La industria no atraviesa, en cuanto a prestigio social y consideración política, por un momento boyante. Con medidas que disparan la factura eléctrica, con un modelo de relaciones arcaico muy alejado de la flexibilidad que demanda el mercado global, con una legislación tremendamente exigente, la sociedad en su conjunto, y no solo los gobiernos, está generando un entorno hostil hacia los grandes conglomerados. Se trata de una tendencia general en todas las naciones desarrolladas, que coloca en la diana, muchas veces de manera injusta, un tipo de actividades fabriles pesadas que suponen incomodidades y que están expuestas a decisiones en ámbitos en los que la comunidad carece de la capacidad de influencia precisa.

Empieza a asentarse un buen número de compañías tecnológicas con proyección y un volumen de empleo respetable.

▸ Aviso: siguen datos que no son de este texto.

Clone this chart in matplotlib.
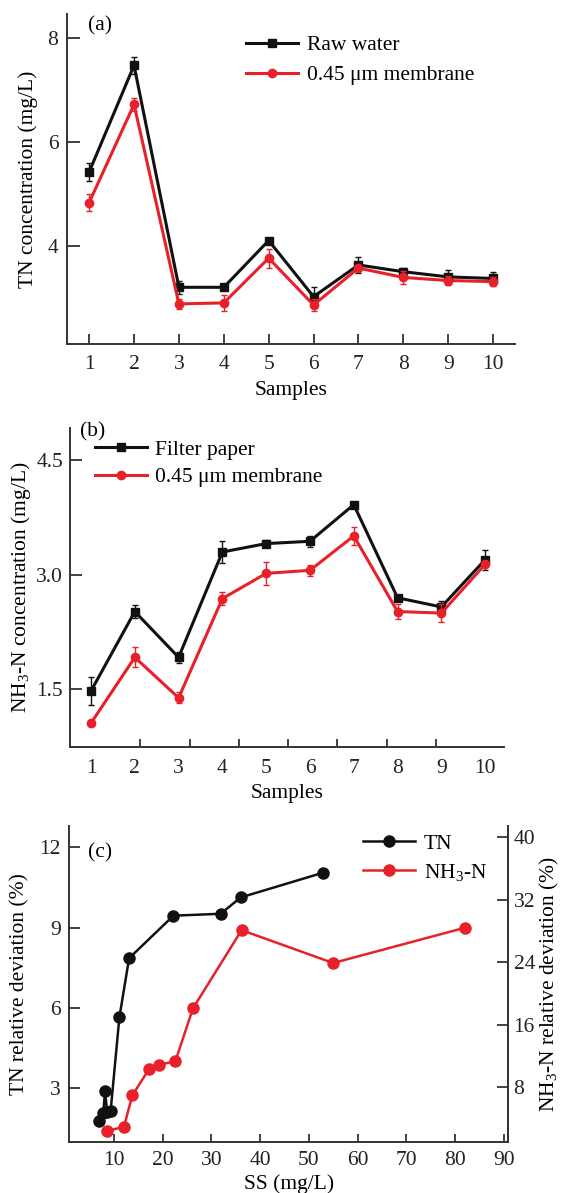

Ver nuevos espacios invadidos por jóvenes conectados con el mundo desde sus pantallas simboliza un tiempo distinto. Galicia ya es la tercera comunidad con más empresas biotecnológicas; emprendedores que crean videojuegos universales o diseñan impresoras de ciencia ficción. Pero este incipiente entramado, que está muy bien, dista años luz de la dimensión que en su día adquirieron las cabezas tractoras de nuestra economía. Probablemente nunca podrá igualarlas y sería utópico creer que solo de estos brotes verdes surgirá la recuperación.

Estamos llevando en muchas ocasiones a la industria clásica a situaciones límite, consecuencia de inflexibles excesos regulatorios. La advertencia procede de sectores claves del entramado productivo nacional. Empresas con larga tradición han capeado con virtud la crisis y resisten como pueden el vendaval que, por unas cosas o por otras, nunca afloja. En el caso de Galicia, la industria vinculada al motor ha despegado con fuerza pero el tablero se complica con la crisis en torno al diésel por la nueva norma sobre emisiones que lastra las previsiones de producción de coches en España. También se han reactivado los astilleros y el textil, con Inditex como gigante mundial, muestra una buena salud. La marcha de las exportaciones son un buen barómetro de la competitividad. Pero con todo es insuficiente. Se necesita pisar el acelerador a fondo.

Preocupa la imposición de medidas energéticas y medioambientales que tuerzan las previsiones de crecimiento estable. La electricidad es el caballo de batalla desde hace más de un lustro. Abaratar su precio, la reclamación compartida por empresarios y trabajadores. Algún ejecutivo también manifiesta su temor a un aumento desmedido de las "tasas verdes", a tenor de los cánones vigentes en la actualidad. Ninguno de esos impuestos se ha concretado todavía, aunque las amenazas provocan parálisis. La incertidumbre, a veces, supera los estragos de una certeza trágica porque nunca sabes a qué reglas atenerte, confesaba un empresario.

Una multinacional, Alcoa, acaba de liquidar de un plumazo casi 400 empleos en A Coruña con el cierre de su planta en el polígono de A Grela. Los riesgos estaban sobradamente advertidos y el peligro que corre la industria con decisiones que minan su competitividad no es un cuento. Al margen de las circunstancias y estrategias de la propia compañía, el ejemplo sirve para evidenciar que padecemos las consecuencias de un marco eléctrico inestable que encarece la energía e impide a las compañías saber con previsión cuánto va a costarles la luz. Hace apenas un mes, el grueso de la automoción gallega hubo de cambiar de operador al rescindir el que le suministraba la energía por ser incapaz de mantenerle el precio. Lo mismo le ocurrió a los astilleros y a un grupo de industrias pesqueras.

La misma UE que limita las emisiones tiene el propósito de conseguir que el 20% del PIB de sus países socios provenga de la producción industrial en 2020. En Galicia ahora es del 16%. No queda otra que poner los medios para hacer compatible un discurso verde con la defensa de factorías engorrosas. Las industrias generan empleo de calidad, con buenos salarios y con fuerte repercusión indirecta en otras contrataciones. Al cuello echa la soga quien destierre sin más las fábricas al patio trasero de otro. No son sustituibles con facilidad por "iniciativas limpias" como pretenden los demagogos y los embaucadores.

Hacer política industrial implica acompañar a las empresas y pensar estrategias viables que faciliten su existencia. Propiciar, como en el País Vasco, un contacto directo de cada empleador con los centros de formación profesional para instruir operarios a la carta, adaptados al mercado, no mantener la pantomima de una enseñanza dual sin resultados. Impulsar la innovación, ligar los salarios a la productividad, gestionar con transparencia, confianza y mutuas cesiones cada compañía para corresponsabilizarse de su marcha... Hacer política industrial significa, en fin, transmitir con claridad que, sin renunciar ni sacrificar el entorno natural, éste es un territorio amigo, amable y con talento para instalarse. Porque si pierde la industria, perderemos bastante más todos.